Investing.com - Nvidia slumped on Monday, sending semis broader lower, after the chipmaker warned it would miss fourth-quarter revenue expectations blaming weaker-than-expected gaming and datacenter growth.
Nvidia (NASDAQ:NVDA) cut its fourth-quarter revenue to $2.2 billion from $2.7 billion as slowdown in China hurt gaming and datacentre growth, sending tis share price more than 13% lower.
Gaming, which makes up the bulk of its overall revenues, was of particular concern, as demand for company's latest slate of graphics cards using Nvidia's Turing architecture was lower than expected.
“Sales of certain high-end GPUs using Nvidia’s new Turing architecture were lower than expected,” the company said.

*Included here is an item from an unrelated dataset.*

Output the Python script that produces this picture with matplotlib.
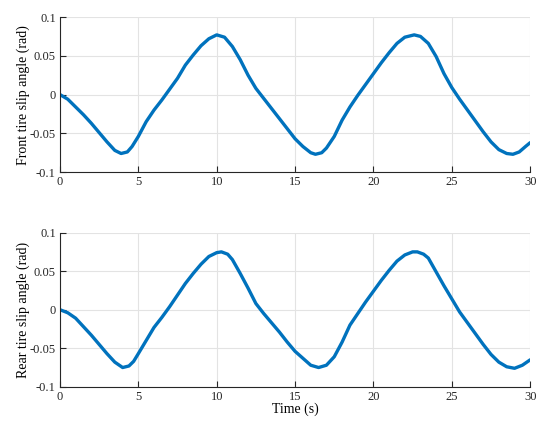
import matplotlib
matplotlib.use("Agg")
import matplotlib.pyplot as plt

plt.rcParams['font.family'] = ['Liberation Serif', 'DejaVu Serif']
plt.rcParams['axes.unicode_minus'] = False

# values
t_front = [0, 0.5, 1, 1.5, 2, 2.5, 3, 3.5, 3.9, 4.3, 4.6, 5, 5.5, 6, 6.5, 7,
           7.5, 8, 8.5, 9, 9.5, 10, 10.5, 11, 11.5, 12, 12.5, 13, 13.5, 14,
           14.5, 15, 15.5, 16, 16.3, 16.7, 17, 17.5, 18, 18.5, 19, 19.5, 20,
           20.5, 21, 21.5, 22, 22.6, 23, 23.5, 24, 24.5, 25, 25.5, 26, 26.5,
           27, 27.5, 28, 28.5, 28.9, 29.3, 29.7, 30]
front = [0, -0.006, -0.016, -0.026, -0.037, -0.049, -0.061, -0.072, -0.076,
         -0.074, -0.067, -0.054, -0.035, -0.020, -0.007, 0.007,
         0.021, 0.038, 0.051, 0.063, 0.072, 0.077, 0.074, 0.062, 0.045,
         0.025, 0.008, -0.005, -0.018, -0.031,
         -0.044, -0.057, -0.067, -0.075, -0.077, -0.075, -0.069, -0.054,
         -0.033, -0.016, -0.001, 0.013, 0.027,
         0.041, 0.054, 0.066, 0.074, 0.077, 0.075, 0.066, 0.049, 0.027,
         0.009, -0.006, -0.020, -0.034,
         -0.048, -0.061, -0.071, -0.076, -0.077, -0.074, -0.067, -0.062]

t_rear = [0, 0.5, 1, 1.5, 2, 2.5, 3, 3.5, 4, 4.4, 4.7, 5, 5.5, 6, 6.5, 7,
          7.5, 8, 8.5, 9, 9.5, 10, 10.3, 10.7, 11, 11.5, 12, 12.5, 13, 13.5,
          14, 14.5, 15, 15.5, 16, 16.5, 17, 17.5, 18, 18.5, 19, 19.5, 20,
          20.5, 21, 21.5, 22, 22.5, 22.8, 23.2, 23.5, 24, 24.5, 25, 25.5, 26,
          26.5, 27, 27.5, 28, 28.5, 29, 29.5, 30]
rear = [0, -0.004, -0.011, -0.022, -0.033, -0.045, -0.057, -0.068, -0.075,
        -0.073, -0.067, -0.057, -0.040, -0.023, -0.010, 0.004,
        0.019, 0.034, 0.047, 0.059, 0.069, 0.074, 0.075, 0.072, 0.065,
        0.047, 0.028, 0.008, -0.005, -0.017,
        -0.029, -0.042, -0.054, -0.063, -0.072, -0.075, -0.072, -0.061,
        -0.042, -0.020, -0.005, 0.010, 0.024,
        0.038, 0.051, 0.063, 0.071, 0.075, 0.075, 0.072, 0.067, 0.049,
        0.031, 0.014, -0.003, -0.017,
        -0.031, -0.045, -0.058, -0.068, -0.074, -0.076, -0.072, -0.065]

x_ticks = [0, 5, 10, 15, 20, 25, 30]
y_ticks = [-0.1, -0.05, 0, 0.05, 0.1]
y_labels = ['-0.1', '-0.05', '0', '0.05', '0.1']

fig = plt.figure(figsize=(5.5, 4.26), dpi=100)
ax1 = fig.add_axes([0.109, 0.596, 0.855, 0.364])
ax2 = fig.add_axes([0.109, 0.092, 0.855, 0.362])

for ax, t, v, lab in [(ax1, t_front, front, 'Front tire slip angle (rad)'),
                      (ax2, t_rear, rear, 'Rear tire slip angle (rad)')]:
    ax.plot(t, v, color='#0072BD', linewidth=2.4, solid_joinstyle='round',
            solid_capstyle='round')
    ax.set_xlim(0, 30)
    ax.set_ylim(-0.1, 0.1)
    ax.set_xticks(x_ticks)
    ax.set_yticks(y_ticks)
    ax.set_yticklabels(y_labels)
    ax.grid(True, color='#e3e3e3', linewidth=0.8)
    ax.set_axisbelow(True)
    for s in ['top', 'right']:
        ax.spines[s].set_visible(False)
    for s in ['left', 'bottom']:
        ax.spines[s].set_color('#262626')
        ax.spines[s].set_linewidth(0.8)
    ax.tick_params(direction='in', length=4, width=0.8, colors='#262626',
                   labelsize=9, pad=3)
    ax.set_ylabel(lab, fontsize=10)
    ax.yaxis.set_label_coords(-0.064, 0.5)

ax2.set_xlabel('Time (s)', fontsize=10, labelpad=0)

fig.savefig('out.png', dpi=100)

Datacenter sales fell short of expectations as customers turned cautious and pulled out of deals that were expected to close in the last month of the quarter, the company said.
As well as declining gaming and datacenter growth, lower gross margin was cited as a headwind for the chipmaker.
"While we view the gaming issues as unsurprising, we think the incremental softness on gross margins suggests a continued pause in datacenter," RBC said. "With this in mind, we think the next 3-to-4 months will remain challenging." RBC said.
The slump in Nvidia weighed on semis as Micron Technology (NASDAQ:MU), Broadcom (NASDAQ:AVGO) and NXP Semiconductors (NASDAQ:NXPI) came under pressure.
Philadelphia Semiconductor Index fell 2.4%, erasing some of gains from last week following chipmaker Xilinix's blowout quarterly report.